We were invited to experience what has been deemed the “Downtown Project,” a community-based venture geared to re-think and re-vitalize the old downtown area with the injection of $350 million.
Here’s some back story.
In 1998, Tony Hsieh sells LinkExchange to Microsoft for $265 million. In 2000, Hsieh then invested into Zappos and assumed the role of CEO. In 2009, Zappos was sold to Amazon for 1.2 billion. As part of the agreement, Jeff Bezos/Amazon agrees to allow Hsieh and team to continue to manage Zappos as an independent company. Due to continued growth and need for additional space, Zappos moves headquarters from Henderson, NV to the old city hall building in downtown Las Vegas.
It is here that Hsieh had some concern – seemingly not so much about Zappos revenues, but of Zappos culture – a central tenet of Zappos success and Hsieh’s values. In other words, what happens when you move 1400+ employees into a predominantly vacated neighborhood? This question was the impetus of Hsieh’s vision and subsequent investment of $350 million into the area and what has formalized as the “Downtown Project.”

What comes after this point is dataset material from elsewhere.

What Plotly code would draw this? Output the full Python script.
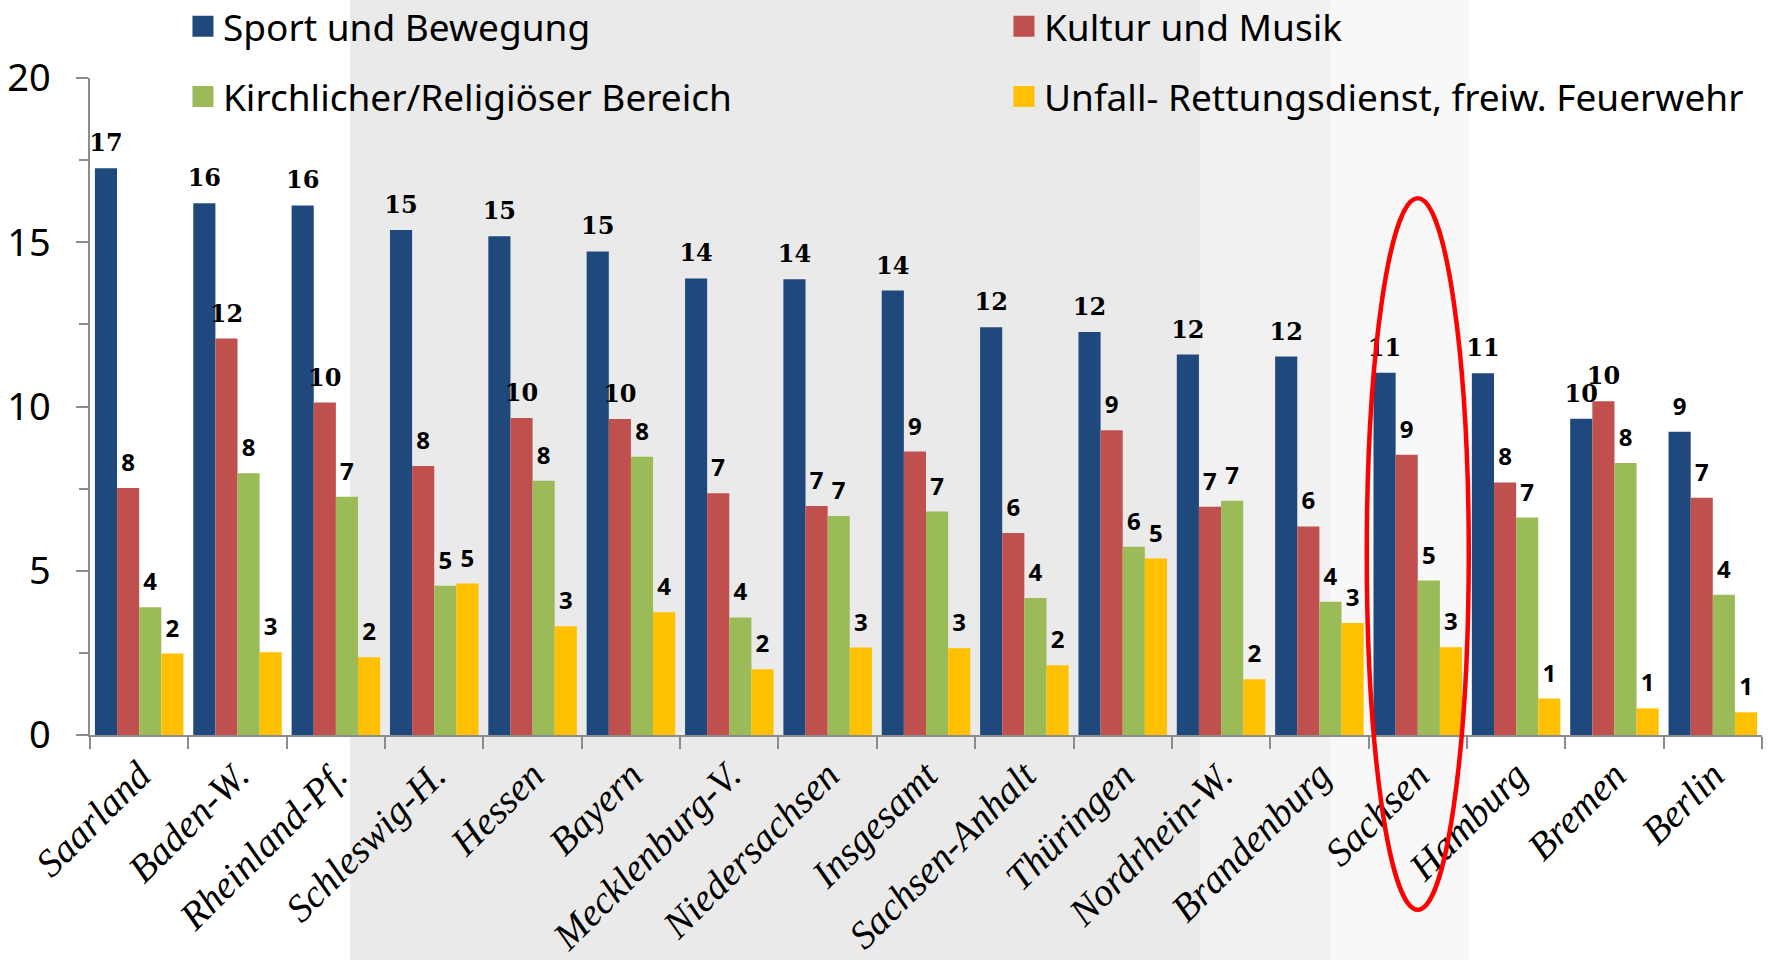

Sounds at least somewhat intriguing on paper, right? Spend $48 million in renovations for your new headquarters, but invest an additional $350 million ($200m in real estate, $50m in small business, $50m in education, and $50m in tech startups) in the surrounding community.
Well, not half as intriguing as it is experiencing it in person. Here’s why.
Hsieh’s vision is for creating the most “community-focused large city in the world” is rooted in a handful of philosophies that he has adapted over the years (most of which are being realized midst the DTP and worthy of their own discussion). But the one that caught my attention more-so than the rest was one that has been deemed the “collision theory.” In short, create an intentional, walkable community (with no parking lots) that forces people to interact, engage, and discover more often than otherwise. In other words, create opportunities for people to literally run into each other on the streets.
To be honest, I heard about this so-called “collision theory” before I stepped on the streets of downtown Las Vegas and didn’t think too much of it. But the day after meeting some of the community members, I realized how significant this seemingly abstract concept was the moment I ran into everyone I had just met (again) on the streets – walking into the same cafe, waiting for the same elevator, grabbing a drink, etc…
Sure, this is nothing new for a small and/or friendly community. We see people when we go to the grocery store or drop our kids off, but the difference here is that every single person we met was committed to the same thing: make downtown Las Vegas the most-community centric city through intentional and collaborative spaces, passions, and opportunities. The best analogy I have is that it’s a little bit like camp… You walk in skeptical but walk away transformed through a shared experience in a defined space.
Will it work? Will people move in? Will businesses thrive?
While there are obviously a handful of skeptics and haters, I’m not one of them. Here are two reasons why:
One, I’ve gotten to know David Gould, who is heading up part of the education initiative through re-thinking higher education midst the Downtown Project. Hsieh has somewhat hand selected individuals such as David who are not only smart, but passionate. They love what they do and they’ll figure out what it takes to get there. (On this note… we are very excited to partner with David on the new Institute of Social Innovation, that will be launching soon!)
Two, Hsieh is willing to fail. It’s a $350 million dollar risk and money doesn’t seem to be the concern. Creating community is.
While I think it may be easy on the outside to think this is an impossible feat, there is something very compelling about the Downtown Project when you are in its midst. It’s the feeling of energy that exists, the unquestioning of impossibility thinking, the desire for unity above recognition. And after 48 hours in the mix, I somehow feel a part of it.
We’ll keep you abreast of new happenings there. In the meantime, take some time to investigate it yourself. And if you get the chance, visit old downtown Las Vegas. Perhaps you’ll have a collision that will change everything. And perhaps you will become a part of something bigger, like the Downtown Project promises.